Павлу Георгиевичу Громушкину больше всего нравился портрет жены Абеля, Елены Степановны, работа 1969 года — как «последнее прости» рано состарившейся женщине, которой пришлось столько лет ждать, страдать и надеяться. Проглядывают в печальном взгляде и грусть по ушедшему, и некое недовольство: не все, далеко не все сложилось так, как хотелось. А черты оставшейся былой красоты должны вот-вот погаснуть перед неминуемым и близким уже уходом.

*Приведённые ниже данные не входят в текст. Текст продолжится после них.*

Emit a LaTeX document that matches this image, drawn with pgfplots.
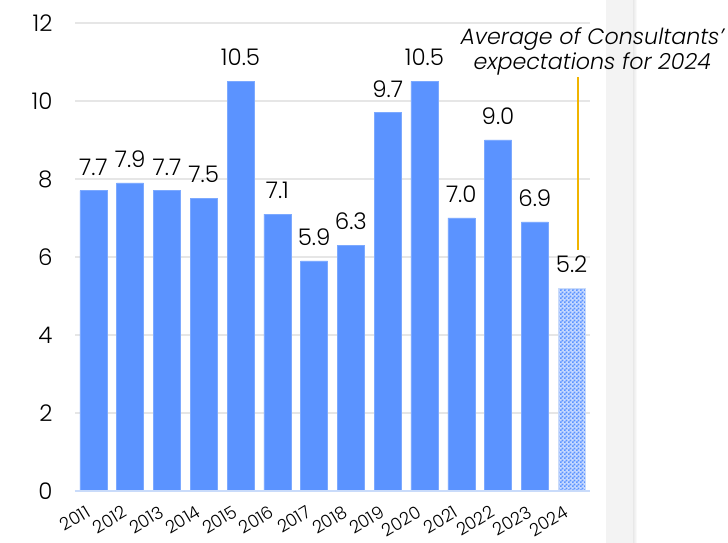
\documentclass[border=0pt]{standalone}
\usepackage{pgfplots}
\pgfplotsset{compat=1.18}
\usepackage{fontspec}
\setmainfont{Poppins Light}[ItalicFont={Poppins Light Italic}]
\usetikzlibrary{patterns}

\definecolor{barblue}{HTML}{5B93FF}
\definecolor{baseblue}{HTML}{C9DBFA}
\definecolor{gridgray}{HTML}{E6E6E6}
\definecolor{stripgray}{HTML}{F3F3F3}
\definecolor{stripedge}{HTML}{E8E8E8}
\definecolor{markgold}{RGB}{240,180,0}

% checkerboard for the forecast bar
\pgfdeclarepatternformonly{finecheck}{\pgfpointorigin}{\pgfqpoint{4bp}{4bp}}{\pgfqpoint{4bp}{4bp}}{%
  \pgfpathrectangle{\pgfpointorigin}{\pgfqpoint{2.05bp}{2.05bp}}%
  \pgfpathrectangle{\pgfqpoint{2bp}{2bp}}{\pgfqpoint{2.05bp}{2.05bp}}%
  \pgfusepath{fill}}

\pgfplotstableread{
x  val
0  7.7
1  7.9
2  7.7
3  7.5
4  10.5
5  7.1
6  5.9
7  6.3
8  9.7
9  10.5
10 7.0
11 9.0
12 6.9
}\actuals

\pgfplotstableread{
x  val
13 5.2
}\expected

\begin{document}
\begin{tikzpicture}[x=1bp,y=1bp]
  % page frame and the grey side panel
  \useasboundingbox (-75,-52) rectangle (653,491);
  \fill[stripgray] (531,-52) rectangle (558,491);
  \shade[left color=stripedge, right color=white] (558,-52) rectangle (562,491);

  \begin{axis}[
    at={(0,0)}, anchor=south west,
    scale only axis,
    width=515bp, height=468bp,
    xmin=-0.5, xmax=13.5,
    ymin=0, ymax=12,
    ytick={0,2,...,12},
    xtick={0,...,13},
    xticklabels={2011,2012,2013,2014,2015,2016,2017,2018,2019,2020,2021,2022,2023,2024},
    axis line style={draw=none},
    major tick length=0pt,
    ymajorgrids,
    grid style={gridgray, line width=1.5bp},
    /pgf/number format/assume math mode=true,
    yticklabel style={font=\fontsize{23}{24}\selectfont, xshift=-19bp},
    xticklabel style={font=\fontsize{17.5}{18}\selectfont, rotate=31, anchor=north east, xshift=-11bp, yshift=-4bp},
    clip=false,
    ybar, bar width=27bp,
    nodes near coords,
    nodes near coords style={font=\fontsize{23}{24}\selectfont, yshift=12bp,
      /pgf/number format/.cd, fixed, fixed zerofill, precision=1, assume math mode=true},
  ]
    \addplot[fill=barblue, draw=barblue!80!white, bar shift=0pt] table[x=x, y=val] {\actuals};
    \addplot[fill=barblue!35, draw=baseblue, bar shift=0pt,
             postaction={pattern=finecheck, pattern color=barblue}] table[x=x, y=val] {\expected};

    % baseline
    \draw[baseblue, line width=2bp] (rel axis cs:0,0) -- (rel axis cs:1,0);

    \node[align=center, font=\itshape\fontsize{22.3}{25}\selectfont, inner sep=0pt]
      at (axis cs:13.56,11.27) {Average of Consultants'\\expectations for 2024};
  \end{axis}

  % pointer from the note down to the 2024 bar
  \draw[draw=markgold, line width=1.6bp] (503,241) -- (503,414);
\end{tikzpicture}
\end{document}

Мне же среди всего абелевского многообразия по душе работы американского периода. В них нет, да и откуда, нескольких «зарисованных» березок, типичного леса, хорошо выписанных, однако не удивляющих пейзажей и натюрмортов. Абель-портретист выглядит сильнее пейзажиста советского периода Фишера. Жизнь «там» обогатила новыми знаниями — и страны, и людей, и живописи. Хотел того нелегал Марк или не хотел, но в несколько новом исполнении его картины привлекают еще больше.
Я бы сравнил его манеру с той, что свойственна знаменитому американскому живописцу Рокуэллу Кенту. Лаконичная выписанность, будничная суровость, понимание чужой, постигнутой сущности. Абель пусть невольно, однако учился. Наверное, и не желая, но превозмогал, отбрасывал привычное, вбитое, традиционное. В его рисунках столько симпатии к изображенным на них людям: неудачник с улицы опустившихся пьяниц Бауэри вызывает не меньше интереса, чем рабочий негритянского типа. А портрет безработного написан с точностью разведчика — вот он, прямо словесный портрет. Его притягивал народ простой, бесхитростный. Потому и рисовал, как своих — без всякого гротеска, прибамбасов, ерничества. Краски играют. Они большей частью яркие, хотя типажи довольно нерадостные, схваченные в трудных жизненных обстоятельствах.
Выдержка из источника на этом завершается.